Suing individuals behind a company – are they protected?

You work on a project for a company, but they go bust while owing you money. You know that the two individuals who controlled the company could afford to pay you. Are you able to sue them directly?

Sometimes you can, and a recent case provides an example.

First, there was no contractual case against the individuals: two brothers who were sole director and funder of the company. However, they were sued for wrongs of their own, rather than as responsible for the company's wrongs.

What had they done wrong? They'd withheld money from the company that could have paid off two debts owed to a building contractor. The company went into liquidation and, in breach of contract, defaulted on those debts. The money was instead set aside for its successor company which completed the project – the brother who provided funding was the director of that successor company.

The contractor therefore brought claims against the brothers. The decision to bring the company into liquidation induced the breach of contract and was unlawful because it wasn't in the company's commercial interest and money was available. In general, withholding money in that way wouldn't be unlawful. This was different because the money wasn't just withheld, but diverted to another company doing exactly the same thing – that wasn't a reflection of the company's separate legal entity, but an abuse of it.

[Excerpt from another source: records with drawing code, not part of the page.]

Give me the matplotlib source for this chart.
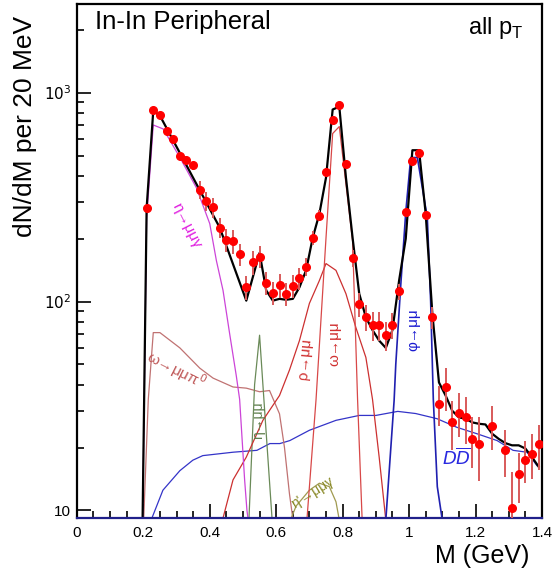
import numpy as np
import matplotlib
matplotlib.use("Agg")
import matplotlib.pyplot as plt
from matplotlib.ticker import FixedLocator, NullFormatter

plt.rcParams["font.family"] = ["Liberation Sans", "DejaVu Sans"]

# ======================================
# DATA
# ======================================
# measured points, 20 MeV bins
mass = [0.21, 0.23, 0.25, 0.27, 0.29, 0.31, 0.33, 0.35, 0.37, 0.39,
        0.41, 0.43, 0.45, 0.47, 0.49, 0.51, 0.53, 0.55, 0.57, 0.59,
        0.61, 0.63, 0.65, 0.67, 0.69, 0.71, 0.73, 0.75, 0.77, 0.79,
        0.81, 0.83, 0.85, 0.87, 0.89, 0.91, 0.93, 0.95, 0.97, 0.99,
        1.01, 1.03, 1.05, 1.07, 1.09, 1.11, 1.13, 1.15, 1.17, 1.19,
        1.21, 1.25, 1.29, 1.31, 1.33, 1.35, 1.37, 1.39]
counts = [280, 830, 785, 658, 603, 500, 478, 448, 343, 304,
          282, 226, 198, 194, 168, 117, 154, 164, 123, 110,
          120, 109, 119, 129, 147, 202, 258, 419, 743, 877,
          457, 161, 97, 84, 77, 77, 69, 77, 112, 267,
          473, 516, 261, 84, 32.5, 39, 26.4, 29.4, 27.9, 21.9,
          20.9, 25.5, 19.4, 10.3, 14.9, 17.5, 18.7, 20.7]
errors = [8, 20, 20, 20, 20, 20, 20, 20, 35, 32,
          30, 25, 25, 25, 20, 15, 20, 20, 16, 14,
          16, 14, 15, 15, 15, 15, 15, 15, 20, 20,
          20, 15, 13, 12, 12, 12, 11, 11, 10, 10,
          15, 15, 10, 10, 7, 9, 7, 7, 7, 6,
          7, 6, 5, 5, 4, 4, 4.5, 5]

# sum of all sources (black)
sum_x = [0.19, 0.21, 0.23, 0.25, 0.43, 0.51, 0.55, 0.57, 0.59, 0.61,
         0.63, 0.65, 0.67, 0.69, 0.71, 0.73, 0.75, 0.77, 0.79, 0.81,
         0.83, 0.85, 0.87, 0.89, 0.91, 0.93, 0.95, 0.97, 0.99, 1.01,
         1.03, 1.05, 1.07, 1.09, 1.11, 1.13, 1.15, 1.17, 1.19, 1.21,
         1.23, 1.25, 1.27, 1.29, 1.31, 1.33, 1.35, 1.37, 1.39]
sum_y = [1, 280, 820, 776, 226, 101, 171, 113, 101, 103,
         102, 103, 117, 141, 202, 263, 392, 830, 857, 392,
         202, 109, 84, 73, 65, 60, 73, 126, 200, 530,
         530, 264, 88, 41, 35.5, 30, 27.9, 27.5, 26.4, 26,
         25.8, 23.3, 22, 21, 20.5, 20.5, 19.8, 18, 16.2]

# eta -> mu mu gamma (magenta)
eta_dal_x = [0.19, 0.21, 0.23, 0.26, 0.31, 0.36, 0.40, 0.42, 0.44, 0.46,
             0.48, 0.49, 0.505, 0.512, 0.52]
eta_dal_y = [1, 250, 700, 670, 490, 350, 236, 157, 113, 70,
             44, 34, 14, 10, 8]

# omega -> mu mu pi0 (rosy brown)
omega_dal_x = [0.195, 0.215, 0.23, 0.25, 0.31, 0.37, 0.41, 0.47, 0.51, 0.55,
               0.58, 0.61, 0.625, 0.64, 0.655]
omega_dal_y = [5, 34, 71, 71, 60, 48, 43, 39, 38.5, 37,
               37.5, 29, 20, 12, 8]

# eta -> mu mu (green)
eta_x = [0.515, 0.535, 0.55, 0.56, 0.59]
eta_y = [7, 40, 69, 40, 8]

# eta' -> mu mu gamma (olive)
etap_x = [0.63, 0.66, 0.70, 0.73, 0.76, 0.78, 0.79]
etap_y = [8, 10.5, 12.5, 13.5, 13, 11, 9]

# rho -> mu mu (red, broad)
rho_x = [0.43, 0.47, 0.51, 0.56, 0.61, 0.64, 0.67, 0.70, 0.73, 0.75,
         0.78, 0.81, 0.84, 0.87, 0.89, 0.91, 0.93]
rho_y = [8, 14, 18, 27, 35.5, 47, 65, 98, 126, 152,
         141, 109, 75, 54, 34, 18, 9]

# omega -> mu mu (red, narrow)
omega_x = [0.69, 0.72, 0.75, 0.77, 0.79, 0.83, 0.845, 0.86]
omega_y = [8, 34, 202, 637, 688, 195, 34, 8]

# phi -> mu mu (blue)
phi_x = [0.93, 0.955, 0.96, 0.975, 0.99, 1.005, 1.025, 1.055, 1.065, 1.073,
         1.085, 1.10]
phi_y = [9, 33.6, 50, 120, 267, 489, 489, 251, 100, 34,
         13, 9]

# open charm DD (blue)
dd_x = [0.22, 0.226, 0.259, 0.31, 0.349, 0.379, 0.47, 0.542, 0.581, 0.611,
        0.641, 0.70, 0.78, 0.85, 0.90, 0.966, 1.02, 1.084, 1.144, 1.204,
        1.265, 1.313, 1.355, 1.385]
dd_y = [8, 9.2, 12.5, 15.5, 17.4, 18.3, 19, 19.4, 20.9, 20.9,
        21.6, 24.2, 27, 28.5, 28.5, 29.8, 29.1, 27.5, 25, 23.3,
        21.6, 19.4, 19, 16.4]

x_ticks = [0, 0.2, 0.4, 0.6, 0.8, 1.0, 1.2, 1.4]
x_tick_labels = ["0", "0.2", "0.4", "0.6", "0.8", "1", "1.2", "1.4"]
y_ticks = [10, 100, 1000]
y_tick_labels = ["10", "$10^2$", "$10^3$"]

# ======================================
# FIGURE
# ======================================
fig = plt.figure(figsize=(5.53, 5.69), dpi=100)
ax = fig.add_axes([0.139, 0.0896, 0.841, 0.903])

lw_c = 0.9
ax.plot(dd_x, dd_y, color="#3434c8", lw=lw_c)
ax.plot(omega_dal_x, omega_dal_y, color="#c07272", lw=lw_c)
ax.plot(etap_x, etap_y, color="#a09a50", lw=lw_c)
ax.plot(eta_x, eta_y, color="#6a8a58", lw=lw_c)
ax.plot(rho_x, rho_y, color="#cc3030", lw=lw_c)
ax.plot(omega_x, omega_y, color="#d84848", lw=lw_c)
ax.plot(eta_dal_x, eta_dal_y, color="#cc44d8", lw=lw_c)
ax.plot(phi_x, phi_y, color="#2020b0", lw=1.2)
ax.plot(sum_x, sum_y, color="black", lw=1.6)

ax.errorbar(mass, counts, yerr=errors, fmt="o", color="#ff0000",
            ms=5.5, ecolor="#d85a5a", elinewidth=1.4, capsize=0, zorder=5)

ax.set_yscale("log")
ax.set_xlim(0, 1.4)
ax.set_ylim(9.2, 2650)

ax.xaxis.set_major_locator(FixedLocator(x_ticks))
ax.set_xticklabels(x_tick_labels)
ax.xaxis.set_minor_locator(FixedLocator(np.arange(0, 1.41, 0.05)))
ax.yaxis.set_major_locator(FixedLocator(y_ticks))
ax.set_yticklabels(y_tick_labels)
minor_y = [m * d for d in (10, 100, 1000) for m in range(2, 10)]
ax.yaxis.set_minor_locator(FixedLocator(minor_y))
ax.yaxis.set_minor_formatter(NullFormatter())

ax.tick_params(which="both", direction="in", top=False, right=False,
               width=1.2, labelsize=11)
ax.tick_params(which="major", length=10)
ax.tick_params(axis="x", which="major", pad=6)
ax.tick_params(axis="y", which="major", pad=4)
ax.tick_params(which="minor", length=5)
for s in ax.spines.values():
    s.set_linewidth(1.6)
ax.spines["bottom"].set_color("#20208a")

# ======================================
# TEXT
# ======================================
fig.text(0.045, 0.778, "dN/dM per 20 MeV", rotation=90, fontsize=19,
         ha="center", va="center")
fig.text(0.958, 0.002, "M (GeV)", fontsize=18, ha="right", va="bottom")
ax.text(0.04, 0.965, "In-In Peripheral", transform=ax.transAxes,
        fontsize=18.5, ha="left", va="center")
ax.text(0.96, 0.953, "all p$_\\mathregular{T}$", transform=ax.transAxes,
        fontsize=17, ha="right", va="center")

ax.text(0.33, 230, "η→μμγ", color="#e020e0", fontsize=11, rotation=-63,
        ha="center", va="center")
ax.text(0.30, 47, "ω→μμπ$^0$", color="#c05a5a", fontsize=11, rotation=-27,
        ha="center", va="center")
ax.text(0.545, 27, "η→μμ", color="#5e7e4c", fontsize=10, rotation=90,
        ha="center", va="center")
ax.text(0.71, 12.2, "η'→μμγ", color="#8a8a28", fontsize=10, rotation=32,
        ha="center", va="center")
ax.text(0.686, 53, "ρ→μμ", color="#d03030", fontsize=11, rotation=85,
        ha="center", va="center")
ax.text(0.775, 63, "ω→μμ", color="#d03030", fontsize=11, rotation=90,
        ha="center", va="center")
ax.text(1.012, 73, "φ→μμ", color="#1a1ad0", fontsize=11, rotation=90,
        ha="center", va="center")
ax.text(1.145, 17.8, "$D\\overline{D}$", color="#2a2ae0", fontsize=13,
        ha="center", va="center")

fig.savefig("out.png", dpi=100)
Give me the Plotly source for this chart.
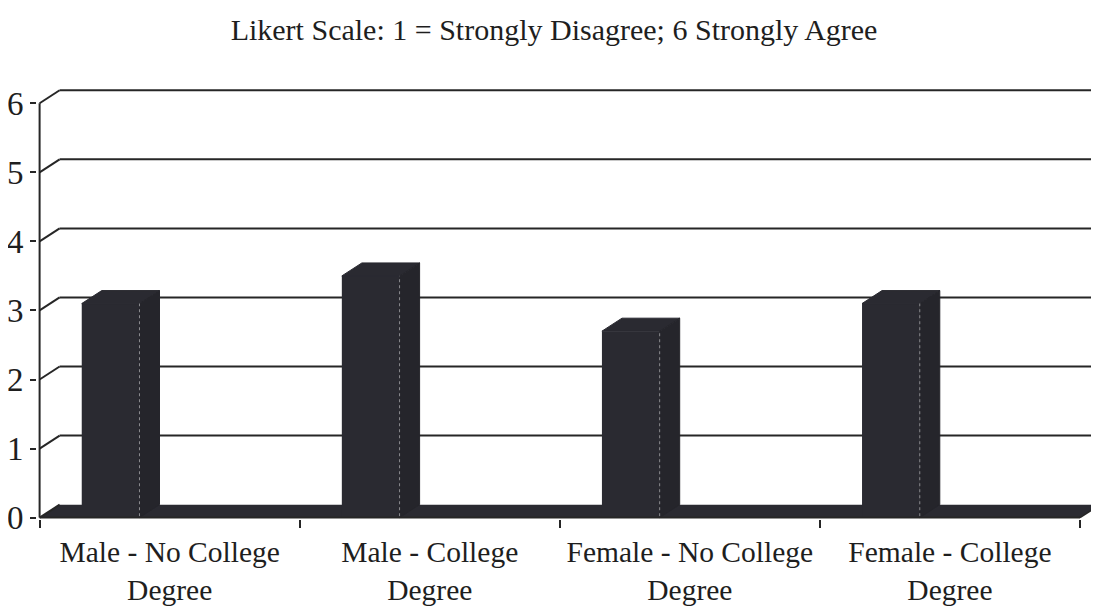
import plotly.graph_objects as go

# ---------------- data ----------------
categories = ["Male - No College", "Male - College", "Female - No College", "Female - College"]
category_line2 = ["Degree", "Degree", "Degree", "Degree"]
values = [3.1, 3.5, 2.7, 3.1]
y_ticks = [0, 1, 2, 3, 4, 5, 6]
title_text = "Likert Scale: 1 = Strongly Disagree; 6 Strongly Agree"

# ---------------- style ----------------
DX = 0.077      # depth offset in x units
DY = 0.188      # depth offset in y units
BAR_OFF = -0.338
BAR_W = 0.222
BAR_COLOR = "#2a2a31"
LINE = "#262626"
FONT = "Liberation Serif, Times New Roman, serif"

pos = list(range(len(categories)))
x_lo, x_hi = -0.5, len(categories) - 0.5
X_MIN, X_MAX = -0.51, 3.5731
Y_MIN, Y_MAX = -0.02, 6.25

fig = go.Figure()
shapes = []

# floor (dark slab)
shapes.append(dict(type="path", xref="x", yref="y",
                   path=f"M {x_lo},0 L {x_hi},0 L {x_hi + DX},{DY} L {x_lo + DX},{DY} Z",
                   fillcolor=BAR_COLOR, line=dict(width=0), layer="below"))

# back wall gridlines + side wall diagonals
for t in y_ticks:
    shapes.append(dict(type="line", xref="x", yref="y", x0=x_lo, y0=t, x1=x_lo + DX, y1=t + DY,
                       line=dict(color=LINE, width=2), layer="below"))
    if t > 0:
        shapes.append(dict(type="line", xref="x", yref="y", x0=x_lo + DX, y0=t + DY, x1=X_MAX, y1=t + DY,
                           line=dict(color=LINE, width=2), layer="below"))

# front axis lines
shapes.append(dict(type="line", xref="x", yref="y", x0=x_lo, y0=0, x1=x_lo, y1=max(y_ticks),
                   line=dict(color=LINE, width=2)))
shapes.append(dict(type="line", xref="x", yref="y", x0=x_lo, y0=0, x1=x_hi, y1=0,
                   line=dict(color=LINE, width=2)))
shapes.append(dict(type="line", xref="x", yref="y", x0=x_hi, y0=0, x1=x_hi + DX, y1=DY,
                   line=dict(color=LINE, width=1.5)))

# front faces of the columns
fig.add_trace(go.Bar(x=pos, y=values, width=BAR_W, offset=BAR_OFF,
                     marker=dict(color=BAR_COLOR, line=dict(width=0)), hoverinfo="skip"))

# top and side faces
tx, ty, sx, sy, ex, ey = [], [], [], [], [], []
for p, v in zip(pos, values):
    l = p + BAR_OFF
    r = l + BAR_W
    tx += [l, r, r + DX, l + DX, l, None]
    ty += [v, v, v + DY, v + DY, v, None]
    sx += [r, r, r + DX, r + DX, r, None]
    sy += [0, v, v + DY, DY, 0, None]
    ex += [r, r, None]
    ey += [0.02, v, None]

fig.add_trace(go.Scatter(x=tx, y=ty, mode="lines", fill="toself", fillcolor=BAR_COLOR,
                         line=dict(color=BAR_COLOR, width=1), hoverinfo="skip"))
fig.add_trace(go.Scatter(x=sx, y=sy, mode="lines", fill="toself", fillcolor="#25252b",
                         line=dict(color="#25252b", width=1), hoverinfo="skip"))
fig.add_trace(go.Scatter(x=ex, y=ey, mode="lines", line=dict(color="#8c8c90", width=1, dash="dot"),
                         hoverinfo="skip"))

ticktext = [f"{a}<br>{b}" for a, b in zip(categories, category_line2)]

# page body has an 8px margin: figure is sized/offset to compensate
fig.update_layout(
    width=1091, height=602,
    margin=dict(l=29, r=0, t=78, b=91),
    paper_bgcolor="white", plot_bgcolor="white",
    showlegend=False,
    shapes=shapes,
    font=dict(family=FONT, color="#1e1e1e"),
    title=dict(text=title_text, font=dict(family=FONT, size=30, color="#1e1e1e"),
               x=0.5005, xref="container", xanchor="center",
               y=1 - 21 / 602, yref="container", yanchor="middle"),
    xaxis=dict(range=[X_MIN, X_MAX], tickvals=pos, ticktext=ticktext, ticks="",
               showgrid=False, zeroline=False, showline=False, automargin=False,
               tickfont=dict(family=FONT, size=29.5, color="#1e1e1e"),
               ticklabelstandoff=12,
               minor=dict(tick0=-0.5, dtick=1, ticks="outside", ticklen=8, tickwidth=2,
                          tickcolor=LINE, showgrid=False)),
    yaxis=dict(range=[Y_MIN, Y_MAX], tickvals=y_ticks, ticks="outside", ticklen=6, tickwidth=2,
               tickcolor=LINE, showgrid=False, zeroline=False, showline=False, automargin=False,
               tickfont=dict(family=FONT, size=33, color="#1e1e1e")),
)

fig.write_html("out.html")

In addition, this was 'unlawful means conspiracy' because the brothers planned to benefit from the contractor's work whilst using their company as a shield against potential claims. They did that by voluntarily liquidating the company – for that reason, the liquidation was unlawful.

What this means for you

If you're a director, this is one reason not to abuse the shield created by the company. If you're on the other side, it shows a route that might be available if a corporate customer can't afford your bills. It also shows why you should check the financial state of companies that you do business with or consider seeking personal guarantees from directors.